- **Your task**
Copy the lines of the data below exactly, starting at the first and stopping after the line that contains "from matplotlib.ticker import MultipleLocator"; include no pictures.

[start of Supplied data]

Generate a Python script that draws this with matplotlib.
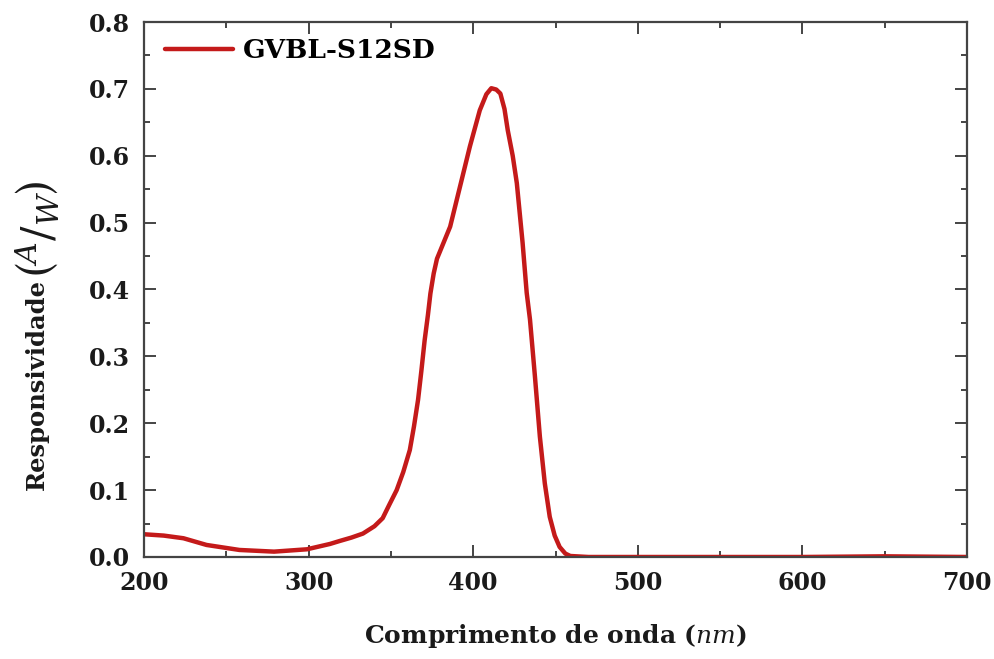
import numpy as np
import matplotlib
matplotlib.use("Agg")
from matplotlib import pyplot as plt
from matplotlib.ticker import MultipleLocator

# Espectro de responsividade
wavelength = [200, 212, 224, 238, 258, 279, 299, 313, 319, 326, 333, 340, 345,
              349, 353.5, 357.5, 361.5, 364, 366.5, 368.5, 370.5, 372.5, 374,
              376, 378, 382, 386, 392, 398, 404, 408, 411, 414, 416.5, 419, 421,
              424, 426.5, 430, 432.5, 434.5, 437.5, 440.5, 443.5, 446.5, 449.5,
              452.5, 456, 459, 470, 500, 550, 600, 650, 700]
responsivity = [0.034, 0.032, 0.028, 0.018, 0.0105, 0.008, 0.0115, 0.0195, 0.024,
                0.029, 0.035, 0.046, 0.058, 0.078, 0.100, 0.127, 0.160, 0.195,
                0.235, 0.278, 0.324, 0.362, 0.394, 0.424, 0.446, 0.470, 0.494,
                0.554, 0.614, 0.668, 0.692, 0.701, 0.699, 0.693, 0.670, 0.638,
                0.600, 0.559, 0.470, 0.395, 0.355, 0.270, 0.180, 0.110, 0.060,
                0.032, 0.015, 0.005, 0.0015, 0.0, 0.0, 0.0, 0.0, 0.001, 0.0]
label = "GVBL-S12SD"

plt.rcParams['font.family'] = ['DejaVu Serif']
plt.rcParams['font.weight'] = 'bold'
plt.rcParams['mathtext.fontset'] = 'custom'
plt.rcParams['mathtext.rm'] = 'DejaVu Serif:normal'
plt.rcParams['mathtext.it'] = 'DejaVu Serif:italic:normal'
plt.rcParams['mathtext.fallback'] = 'stix'

fig = plt.figure(figsize=(9.95, 6.59), dpi=100)
ax = fig.add_axes([0.1447, 0.1548, 0.8272, 0.8118])

ax.plot(wavelength, responsivity, color='#c41a1a', lw=3.2, label=label,
        solid_joinstyle='round', solid_capstyle='round')

ax.set_xlim(200, 700)
ax.set_ylim(0, 0.8)
ax.xaxis.set_major_locator(MultipleLocator(100))
ax.xaxis.set_minor_locator(MultipleLocator(50))
ax.yaxis.set_major_locator(MultipleLocator(0.1))
ax.yaxis.set_minor_locator(MultipleLocator(0.05))
ax.yaxis.set_major_formatter(plt.FuncFormatter(lambda v, p: f"{v:.1f}"))

for s in ax.spines.values():
    s.set_color('#444444')
    s.set_linewidth(1.6)
ax.tick_params(which='both', direction='in', top=True, right=True,
               colors='#444444', labelcolor='#1a1a1a', labelsize=17)
ax.tick_params(which='major', length=8.5, width=1.4)
ax.tick_params(which='minor', length=4.5, width=1.4)
ax.tick_params(axis='x', pad=10)
ax.tick_params(axis='y', pad=10)

ax.set_xlabel(r'Comprimento de onda ($nm$)', fontsize=18, fontweight='bold',
              color='#1a1a1a', va='center')
ax.xaxis.set_label_coords(0.5, -0.148)

# rotulo do eixo y: texto + unidade (A/W) maior
fig.text(0.0372, 0.4158, 'Responsividade', rotation=90, fontsize=17.5,
         fontweight='bold', color='#1a1a1a', ha='center', va='center')
fig.text(0.0372, 0.651, r'$\left(^{A}/_{W}\right)$', rotation=90,
         fontsize=31, fontweight='normal', color='#1a1a1a',
         ha='center', va='center')

ax.legend(loc='upper left', frameon=False, fontsize=19, handlelength=2.58,
          handletextpad=0.38, borderaxespad=0.3, borderpad=0.3,
          bbox_to_anchor=(0.006, 1.0))

fig.savefig('out.png', dpi=100)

[end of Supplied data]

- **Result of this task**
Generate a Python script that draws this with matplotlib.
import numpy as np
import matplotlib
matplotlib.use("Agg")
from matplotlib import pyplot as plt
from matplotlib.ticker import MultipleLocator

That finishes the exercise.